● AIM: Drop every picture. Then return, exactly, the lines from the beginning of the listing below through the one containing "const mainF = [99, 1];".
======== PROVIDED MATERIAL
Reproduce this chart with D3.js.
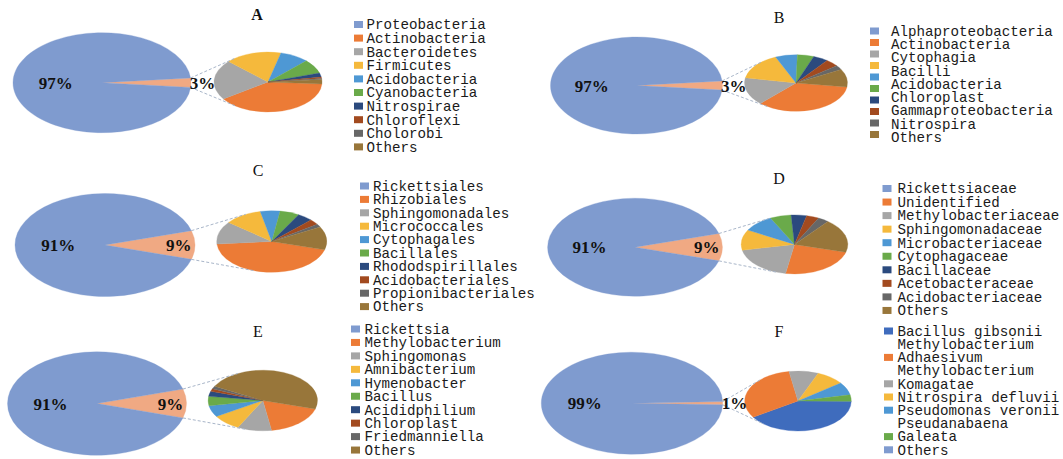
<!DOCTYPE html>
<html>
<head>
<meta charset="utf-8">
<script src="https://cdn.jsdelivr.net/npm/d3@7"></script>
<style>
  html, body { margin: 0; padding: 0; background: #ffffff; }
  svg { display: block; }
</style>
</head>
<body>
<svg id="chart" width="1063" height="459"></svg>
<script>
// ---- data -------------------------------------------------------------
const titles = ["A", "B", "C", "D", "E", "F"];

// share of the main pie: [dominant group, split-off remainder] in %
const mainA = [97, 3];
const mainB = [97, 3];
const mainC = [91, 9];
const mainD = [91, 9];
const mainE = [91, 9];
const mainF = [99, 1];

// legend labels
const labelsA = ["Proteobacteria", "Actinobacteria", "Bacteroidetes", "Firmicutes", "Acidobacteria",
                 "Cyanobacteria", "Nitrospirae", "Chloroflexi", "Cholorobi", "Others"];
const labelsB = ["Alphaproteobacteria", "Actinobacteria", "Cytophagia", "Bacilli", "Acidobacteria",
                 "Chloroplast", "Gammaproteobacteria", "Nitrospira", "Others"];
const labelsC = ["Rickettsiales", "Rhizobiales", "Sphingomonadales", "Micrococcales", "Cytophagales",
                 "Bacillales", "Rhododspirillales", "Acidobacteriales", "Propionibacteriales", "Others"];
const labelsD = ["Rickettsiaceae", "Unidentified", "Methylobacteriaceae", "Sphingomonadaceae", "Microbacteriaceae",
                 "Cytophagaceae", "Bacillaceae", "Acetobacteraceae", "Acidobacteriaceae", "Others"];
const labelsE = ["Rickettsia", "Methylobacterium", "Sphingomonas", "Amnibacterium", "Hymenobacter",
                 "Bacillus", "Acididphilium", "Chloroplast", "Friedmanniella", "Others"];
const labelsF = ["Bacillus gibsonii", "Methylobacterium Adhaesivum", "Methylobacterium Komagatae",
                 "Nitrospira defluvii", "Pseudomonas veronii", "Pseudanabaena Galeata", "Others"];

// composition of the split-off part (% of the secondary pie), clockwise
const splitA = [39.4, 21.5, 16.9, 8.7, 7.6, 2.2, 0.8, 0.5, 2.4];
const splitB = [34.9, 15.8, 15.6, 6.9, 5.2, 4.7, 4.2, 2.5, 10.2];
const splitC = [44.3, 12.0, 11.0, 5.8, 5.7, 4.5, 2.9, 1.6, 12.2];
const splitD = [23.4, 19.2, 11.2, 9.5, 6.4, 4.7, 3.8, 3.3, 18.5];
const splitE = [17.9, 10.1, 8.6, 6.1, 5.0, 2.7, 1.4, 1.5, 46.7];
const splitF = [40.7, 31.4, 8.9, 8.6, 6.9, 3.5];

// ---- styles -----------------------------------------------------------
const palette = ["#7f9bcf", "#ec7b36", "#a6a6a6", "#f5b93c", "#4e98d4",
                 "#6aaa4a", "#2b4a7e", "#a24a1f", "#676767", "#98763a"];
const paletteF = ["#3f6cbd", "#ec7b36", "#a6a6a6", "#f5b93c", "#4e98d4", "#6aaa4a", "#7f9bcf"];
const wedgeColor = "#f0a983";
const connectorColor = "#a9b6c9";
const monoFont = "'Liberation Mono', 'DejaVu Sans Mono', monospace";
const serifFont = "'Liberation Serif', 'DejaVu Serif', serif";

// ---- layout -----------------------------------------------------------
const panels = [
  { title: titles[0], main: mainA, labels: labelsA, split: splitA, colors: palette, mainFirst: true,
    big: { cx: 102, cy: 82.7, rx: 89, ry: 50 }, small: { cx: 268, cy: 82, rx: 54, ry: 30 }, start: 3.8,
    titlePos: [257, 14], titleBold: true,
    legend: { sx: 354, tx: 366.5, y0: 24.5, step: 13.6 } },
  { title: titles[1], main: mainB, labels: labelsB, split: splitB, colors: palette, mainFirst: true,
    big: { cx: 636.5, cy: 85.5, rx: 86, ry: 48.5 }, small: { cx: 796, cy: 83, rx: 51.5, ry: 28.3 }, start: 8,
    titlePos: [779, 17],
    legend: { sx: 870, tx: 891, y0: 31, step: 13.25, sqY0: 31, sqStep: 11.5 } },
  { title: titles[2], main: mainC, labels: labelsC, split: splitC, colors: palette, mainFirst: true,
    big: { cx: 105, cy: 245, rx: 90, ry: 51.5 }, small: { cx: 271.7, cy: 241.5, rx: 55, ry: 30.8 }, start: 15.7,
    titlePos: [258, 170.5],
    legend: { sx: 360, tx: 373, y0: 186, step: 13.4 } },
  { title: titles[3], main: mainD, labels: labelsD, split: splitD, colors: palette, mainFirst: true,
    big: { cx: 635, cy: 247.2, rx: 87.4, ry: 49 }, small: { cx: 794.5, cy: 244.4, rx: 53.3, ry: 29.5 }, start: 15.4,
    titlePos: [779, 178],
    legend: { sx: 882.5, tx: 897.5, y0: 188.5, step: 13.55 } },
  { title: titles[4], main: mainE, labels: labelsE, split: splitE, colors: palette, mainFirst: true,
    big: { cx: 97, cy: 403.5, rx: 89.5, ry: 51.7 }, small: { cx: 262.8, cy: 400.5, rx: 54.7, ry: 30.3 }, start: 16.3,
    titlePos: [258, 331],
    legend: { sx: 351, tx: 364.5, y0: 329, step: 13.45 } },
  { title: titles[5], main: mainF, labels: labelsF, split: splitF, colors: paletteF, mainFirst: false,
    big: { cx: 632, cy: 403.2, rx: 90.7, ry: 51 }, small: { cx: 798, cy: 401, rx: 53.3, ry: 30 }, start: 0.7,
    titlePos: [779, 331],
    legend: { sx: 884, tx: 897.5, y0: 331, step: 13.2 } }
];

const svg = d3.select("#chart");
const deg = Math.PI / 180;

// point where a line from (px,py) touches the ellipse e tangentially
function tangentPoint(px, py, e, upper) {
  const k = e.rx / e.ry;
  const ux = px - e.cx, uy = (py - e.cy) * k;
  const d = Math.hypot(ux, uy);
  const phi = Math.atan2(uy, ux);
  const alpha = Math.acos(Math.min(1, e.rx / d));
  const t = upper ? phi + alpha : phi - alpha;
  return [e.cx + e.rx * Math.cos(t), e.cy + e.ry * Math.sin(t)];
}

// wrap long legend entries onto two lines
function wrapLabel(s) {
  if (s.length <= 20) return [s];
  const i = s.lastIndexOf(" ");
  return [s.slice(0, i), s.slice(i + 1)];
}

panels.forEach(p => {
  const g = svg.append("g");
  const share = p.main[1] / 100;
  const mainColor = p.mainFirst ? p.colors[0] : p.colors[p.colors.length - 1];
  const splitColors = p.mainFirst ? p.colors.slice(1) : p.colors.slice(0, p.colors.length - 1);

  // main pie: remainder wedge centred on 3 o'clock
  const mainPie = d3.pie().sort(null).value(d => d.v)
    .startAngle(Math.PI / 2 - share * Math.PI)
    .endAngle(Math.PI / 2 - share * Math.PI + 2 * Math.PI);
  const mainArcs = mainPie([{ v: p.main[1], c: wedgeColor }, { v: p.main[0], c: mainColor }]);
  const bigArc = d3.arc().innerRadius(0).outerRadius(p.big.rx);
  g.append("g")
    .attr("transform", `translate(${p.big.cx},${p.big.cy}) scale(1,${p.big.ry / p.big.rx})`)
    .selectAll("path").data(mainArcs).join("path")
    .attr("d", bigArc)
    .attr("fill", d => d.data.c)
    .attr("stroke", d => d.data.c)
    .attr("stroke-width", 0.4);

  // secondary pie
  const s0 = (p.start + 90) * deg;
  const splitPie = d3.pie().sort(null).startAngle(s0).endAngle(s0 + 2 * Math.PI);
  const smallArc = d3.arc().innerRadius(0).outerRadius(p.small.rx);
  g.append("g")
    .attr("transform", `translate(${p.small.cx},${p.small.cy}) scale(1,${p.small.ry / p.small.rx})`)
    .selectAll("path").data(splitPie(p.split)).join("path")
    .attr("d", smallArc)
    .attr("fill", (d, i) => splitColors[i])
    .attr("stroke", (d, i) => splitColors[i])
    .attr("stroke-width", 0.4);

  // connector lines
  const a = share * Math.PI;
  const up = [p.big.cx + p.big.rx * Math.cos(-a), p.big.cy + p.big.ry * Math.sin(-a)];
  const dn = [p.big.cx + p.big.rx * Math.cos(a), p.big.cy + p.big.ry * Math.sin(a)];
  const upT = tangentPoint(up[0], up[1], p.small, true);
  const dnT = tangentPoint(dn[0], dn[1], p.small, false);
  [[up, upT], [dn, dnT]].forEach(([s, t]) => {
    g.append("line")
      .attr("x1", s[0]).attr("y1", s[1]).attr("x2", t[0]).attr("y2", t[1])
      .attr("stroke", connectorColor).attr("stroke-width", 1)
      .attr("stroke-dasharray", "3,2");
  });

  // percentage labels
  g.append("text")
    .attr("x", p.big.cx - 0.52 * p.big.rx).attr("y", p.big.cy).attr("dy", "0.36em")
    .attr("text-anchor", "middle")
    .attr("font-family", serifFont).attr("font-size", 17).attr("font-weight", "bold")
    .attr("fill", "#111")
    .text(p.main[0] + "%");
  const k = share < 0.05 ? 1.13 : 0.82;
  g.append("text")
    .attr("x", p.big.cx + k * p.big.rx).attr("y", p.big.cy).attr("dy", "0.36em")
    .attr("text-anchor", "middle")
    .attr("font-family", serifFont).attr("font-size", 17).attr("font-weight", "bold")
    .attr("fill", "#111")
    .text(p.main[1] + "%");

  // panel title
  g.append("text")
    .attr("x", p.titlePos[0]).attr("y", p.titlePos[1]).attr("dy", "0.36em")
    .attr("text-anchor", "middle")
    .attr("font-family", serifFont).attr("font-size", 16)
    .attr("font-weight", p.titleBold ? "bold" : "normal")
    .attr("fill", "#111")
    .text(p.title);

  // legend
  const L = p.legend;
  const lg = g.append("g");
  let row = 0;
  const squareRows = [];
  p.labels.forEach(lbl => {
    const lines = wrapLabel(lbl);
    lines.forEach(line => {
      lg.append("text")
        .attr("x", L.tx).attr("y", L.y0 + row * L.step).attr("dy", "0.34em")
        .attr("font-family", monoFont).attr("font-size", 14.2)
        .attr("fill", "#1a1a1a")
        .text(line);
      row++;
    });
    squareRows.push(row - 1);
  });
  p.colors.forEach((c, i) => {
    const yc = L.sqStep ? L.sqY0 + i * L.sqStep : L.y0 + squareRows[i] * L.step;
    lg.append("rect")
      .attr("x", L.sx).attr("y", yc - 3.5)
      .attr("width", 9).attr("height", 7)
      .attr("fill", c);
  });
});
</script>
</body>
</html>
================
● TASK SOLUTION:
Reproduce this chart with D3.js.
<!DOCTYPE html>
<html>
<head>
<meta charset="utf-8">
<script src="https://cdn.jsdelivr.net/npm/d3@7"></script>
<style>
  html, body { margin: 0; padding: 0; background: #ffffff; }
  svg { display: block; }
</style>
</head>
<body>
<svg id="chart" width="1063" height="459"></svg>
<script>
// ---- data -------------------------------------------------------------
const titles = ["A", "B", "C", "D", "E", "F"];

// share of the main pie: [dominant group, split-off remainder] in %
const mainA = [97, 3];
const mainB = [97, 3];
const mainC = [91, 9];
const mainD = [91, 9];
const mainE = [91, 9];
const mainF = [99, 1];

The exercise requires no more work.